*Stated goal*. The listing below must be repeated word for word, with its images excluded.

*Recorded data*.
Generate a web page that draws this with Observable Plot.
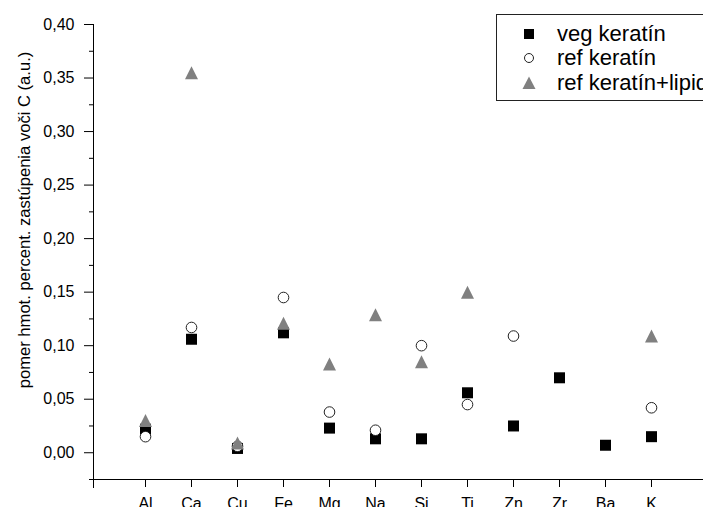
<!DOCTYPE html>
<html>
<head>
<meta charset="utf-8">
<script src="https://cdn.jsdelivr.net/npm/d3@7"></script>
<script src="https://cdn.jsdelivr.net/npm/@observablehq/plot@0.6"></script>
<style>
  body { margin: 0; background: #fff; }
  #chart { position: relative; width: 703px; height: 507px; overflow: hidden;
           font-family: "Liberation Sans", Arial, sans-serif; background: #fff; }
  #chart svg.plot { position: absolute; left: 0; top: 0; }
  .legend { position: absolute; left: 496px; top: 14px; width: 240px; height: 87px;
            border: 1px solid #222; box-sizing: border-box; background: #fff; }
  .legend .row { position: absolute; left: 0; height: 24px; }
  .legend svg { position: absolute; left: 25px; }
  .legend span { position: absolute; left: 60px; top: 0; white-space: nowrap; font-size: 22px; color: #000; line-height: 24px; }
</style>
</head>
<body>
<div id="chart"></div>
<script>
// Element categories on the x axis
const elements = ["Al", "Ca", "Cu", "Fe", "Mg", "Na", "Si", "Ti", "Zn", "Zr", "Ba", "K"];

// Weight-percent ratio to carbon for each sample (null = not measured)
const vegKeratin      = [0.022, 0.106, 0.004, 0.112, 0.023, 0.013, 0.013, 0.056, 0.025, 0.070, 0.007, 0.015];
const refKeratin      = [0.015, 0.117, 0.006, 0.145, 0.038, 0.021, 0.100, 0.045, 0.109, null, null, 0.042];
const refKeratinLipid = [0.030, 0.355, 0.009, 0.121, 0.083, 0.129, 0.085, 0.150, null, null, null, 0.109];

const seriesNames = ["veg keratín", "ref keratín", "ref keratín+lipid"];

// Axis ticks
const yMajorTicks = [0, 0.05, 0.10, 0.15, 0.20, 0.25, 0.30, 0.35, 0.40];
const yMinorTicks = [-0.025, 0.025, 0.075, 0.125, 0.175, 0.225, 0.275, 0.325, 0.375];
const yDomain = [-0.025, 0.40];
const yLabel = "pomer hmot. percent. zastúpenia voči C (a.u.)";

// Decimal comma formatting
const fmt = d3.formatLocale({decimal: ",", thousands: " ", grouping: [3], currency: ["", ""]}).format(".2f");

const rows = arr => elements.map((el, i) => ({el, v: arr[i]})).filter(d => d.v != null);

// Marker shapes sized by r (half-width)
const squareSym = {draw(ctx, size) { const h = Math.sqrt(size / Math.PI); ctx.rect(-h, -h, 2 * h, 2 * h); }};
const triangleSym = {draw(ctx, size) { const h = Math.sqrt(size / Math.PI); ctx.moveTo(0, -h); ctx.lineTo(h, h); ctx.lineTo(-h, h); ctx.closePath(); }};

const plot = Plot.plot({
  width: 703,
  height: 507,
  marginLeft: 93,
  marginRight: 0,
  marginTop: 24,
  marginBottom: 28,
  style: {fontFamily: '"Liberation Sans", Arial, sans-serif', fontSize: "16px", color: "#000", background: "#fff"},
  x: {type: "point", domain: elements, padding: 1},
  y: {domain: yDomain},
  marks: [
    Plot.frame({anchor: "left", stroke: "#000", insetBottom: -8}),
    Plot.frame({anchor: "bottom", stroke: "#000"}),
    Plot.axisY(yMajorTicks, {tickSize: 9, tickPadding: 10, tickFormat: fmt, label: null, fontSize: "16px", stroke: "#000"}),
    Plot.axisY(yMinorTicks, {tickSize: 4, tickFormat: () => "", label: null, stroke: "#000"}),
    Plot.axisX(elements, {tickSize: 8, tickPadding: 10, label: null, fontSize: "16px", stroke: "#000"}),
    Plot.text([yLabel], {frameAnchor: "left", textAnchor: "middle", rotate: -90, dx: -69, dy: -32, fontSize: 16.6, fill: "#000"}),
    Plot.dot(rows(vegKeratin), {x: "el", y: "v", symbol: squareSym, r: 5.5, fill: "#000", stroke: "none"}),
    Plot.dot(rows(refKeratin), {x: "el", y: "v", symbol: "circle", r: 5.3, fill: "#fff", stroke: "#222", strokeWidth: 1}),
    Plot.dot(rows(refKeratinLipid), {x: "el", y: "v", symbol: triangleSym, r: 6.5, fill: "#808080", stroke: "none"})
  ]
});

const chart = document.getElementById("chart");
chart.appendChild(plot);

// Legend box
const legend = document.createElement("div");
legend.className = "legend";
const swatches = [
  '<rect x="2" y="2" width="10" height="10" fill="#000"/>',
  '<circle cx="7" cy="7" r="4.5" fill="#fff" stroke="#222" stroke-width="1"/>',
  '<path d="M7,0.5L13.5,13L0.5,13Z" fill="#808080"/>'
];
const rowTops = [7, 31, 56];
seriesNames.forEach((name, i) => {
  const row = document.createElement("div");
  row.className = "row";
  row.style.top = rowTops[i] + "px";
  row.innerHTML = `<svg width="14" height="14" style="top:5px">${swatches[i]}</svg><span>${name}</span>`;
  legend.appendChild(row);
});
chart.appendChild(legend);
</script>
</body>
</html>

*Worked solution*.
Generate a web page that draws this with Observable Plot.
<!DOCTYPE html>
<html>
<head>
<meta charset="utf-8">
<script src="https://cdn.jsdelivr.net/npm/d3@7"></script>
<script src="https://cdn.jsdelivr.net/npm/@observablehq/plot@0.6"></script>
<style>
  body { margin: 0; background: #fff; }
  #chart { position: relative; width: 703px; height: 507px; overflow: hidden;
           font-family: "Liberation Sans", Arial, sans-serif; background: #fff; }
  #chart svg.plot { position: absolute; left: 0; top: 0; }
  .legend { position: absolute; left: 496px; top: 14px; width: 240px; height: 87px;
            border: 1px solid #222; box-sizing: border-box; background: #fff; }
  .legend .row { position: absolute; left: 0; height: 24px; }
  .legend svg { position: absolute; left: 25px; }
  .legend span { position: absolute; left: 60px; top: 0; white-space: nowrap; font-size: 22px; color: #000; line-height: 24px; }
</style>
</head>
<body>
<div id="chart"></div>
<script>
// Element categories on the x axis
const elements = ["Al", "Ca", "Cu", "Fe", "Mg", "Na", "Si", "Ti", "Zn", "Zr", "Ba", "K"];

// Weight-percent ratio to carbon for each sample (null = not measured)
const vegKeratin      = [0.022, 0.106, 0.004, 0.112, 0.023, 0.013, 0.013, 0.056, 0.025, 0.070, 0.007, 0.015];
const refKeratin      = [0.015, 0.117, 0.006, 0.145, 0.038, 0.021, 0.100, 0.045, 0.109, null, null, 0.042];
const refKeratinLipid = [0.030, 0.355, 0.009, 0.121, 0.083, 0.129, 0.085, 0.150, null, null, null, 0.109];

const seriesNames = ["veg keratín", "ref keratín", "ref keratín+lipid"];

// Axis ticks
const yMajorTicks = [0, 0.05, 0.10, 0.15, 0.20, 0.25, 0.30, 0.35, 0.40];
const yMinorTicks = [-0.025, 0.025, 0.075, 0.125, 0.175, 0.225, 0.275, 0.325, 0.375];
const yDomain = [-0.025, 0.40];
const yLabel = "pomer hmot. percent. zastúpenia voči C (a.u.)";

// Decimal comma formatting
const fmt = d3.formatLocale({decimal: ",", thousands: " ", grouping: [3], currency: ["", ""]}).format(".2f");

const rows = arr => elements.map((el, i) => ({el, v: arr[i]})).filter(d => d.v != null);

// Marker shapes sized by r (half-width)
const squareSym = {draw(ctx, size) { const h = Math.sqrt(size / Math.PI); ctx.rect(-h, -h, 2 * h, 2 * h); }};
const triangleSym = {draw(ctx, size) { const h = Math.sqrt(size / Math.PI); ctx.moveTo(0, -h); ctx.lineTo(h, h); ctx.lineTo(-h, h); ctx.closePath(); }};

const plot = Plot.plot({
  width: 703,
  height: 507,
  marginLeft: 93,
  marginRight: 0,
  marginTop: 24,
  marginBottom: 28,
  style: {fontFamily: '"Liberation Sans", Arial, sans-serif', fontSize: "16px", color: "#000", background: "#fff"},
  x: {type: "point", domain: elements, padding: 1},
  y: {domain: yDomain},
  marks: [
    Plot.frame({anchor: "left", stroke: "#000", insetBottom: -8}),
    Plot.frame({anchor: "bottom", stroke: "#000"}),
    Plot.axisY(yMajorTicks, {tickSize: 9, tickPadding: 10, tickFormat: fmt, label: null, fontSize: "16px", stroke: "#000"}),
    Plot.axisY(yMinorTicks, {tickSize: 4, tickFormat: () => "", label: null, stroke: "#000"}),
    Plot.axisX(elements, {tickSize: 8, tickPadding: 10, label: null, fontSize: "16px", stroke: "#000"}),
    Plot.text([yLabel], {frameAnchor: "left", textAnchor: "middle", rotate: -90, dx: -69, dy: -32, fontSize: 16.6, fill: "#000"}),
    Plot.dot(rows(vegKeratin), {x: "el", y: "v", symbol: squareSym, r: 5.5, fill: "#000", stroke: "none"}),
    Plot.dot(rows(refKeratin), {x: "el", y: "v", symbol: "circle", r: 5.3, fill: "#fff", stroke: "#222", strokeWidth: 1}),
    Plot.dot(rows(refKeratinLipid), {x: "el", y: "v", symbol: triangleSym, r: 6.5, fill: "#808080", stroke: "none"})
  ]
});

const chart = document.getElementById("chart");
chart.appendChild(plot);

// Legend box
const legend = document.createElement("div");
legend.className = "legend";
const swatches = [
  '<rect x="2" y="2" width="10" height="10" fill="#000"/>',
  '<circle cx="7" cy="7" r="4.5" fill="#fff" stroke="#222" stroke-width="1"/>',
  '<path d="M7,0.5L13.5,13L0.5,13Z" fill="#808080"/>'
];
const rowTops = [7, 31, 56];
seriesNames.forEach((name, i) => {
  const row = document.createElement("div");
  row.className = "row";
  row.style.top = rowTops[i] + "px";
  row.innerHTML = `<svg width="14" height="14" style="top:5px">${swatches[i]}</svg><span>${name}</span>`;
  legend.appendChild(row);
});
chart.appendChild(legend);
</script>
</body>
</html>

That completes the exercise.